Stargate Atlantis_Real Time Episode

This sci-fi show explores the mission of an international team of scientists that have discovered a new enemy species, and this episode is the fourth of the very first season. It focuses on the amount of time that the characters have to escape being stuck in the stargate before it shuts down, leading to their demise.

Again, the real time set-up represents racing time, and fluffs up the suspense, helping to pull the viewer in. This example is unique because the time limit actually helps the audience better understand how the stargate works. In other words, it makes the rules of the world a little clearer, while also making the story interesting.

Doctor Who – “42”

Doctor Who_Real Time Episode

The final example is the seventh episode of the third series of Doctor Who, a sci-fi drama series — though, this series actually has a few episodes that function in real time. The show takes viewers along on the adventures through time and space of an alien called Doctor, and his friends from Earth.

The episode actually references a few shows known for their real time storylines, although it uses the structure to sort of create a timer for the team. Like “Thirty-Eight Minutes,” this episode is a race to survive, but the number of complications added to this plotline make the episode feel almost like an obstacle course with a time limit.
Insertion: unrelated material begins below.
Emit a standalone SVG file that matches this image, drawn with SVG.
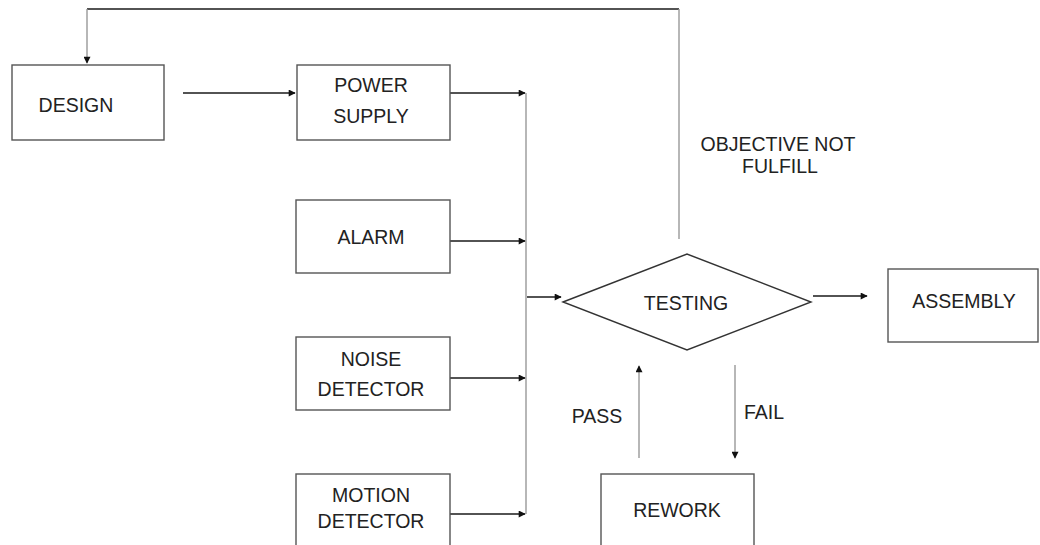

Each of these examples, though quite different from each other in their approach, successfully captured what the benefits of using real time stories can be. While it isn’t always a successful approach, and it sometimes even hurts a story, in these cases it was a wise move. With each of these TV episodes, we see how the element of time can be applied to a story to heighten features of the genre, whatever that may be: comedy, suspense, believability in a fantastical world, etc. Perhaps, what makes it such an effective tool is that it is a topic that invokes a feeling that every person is familiar with somehow: racing against time.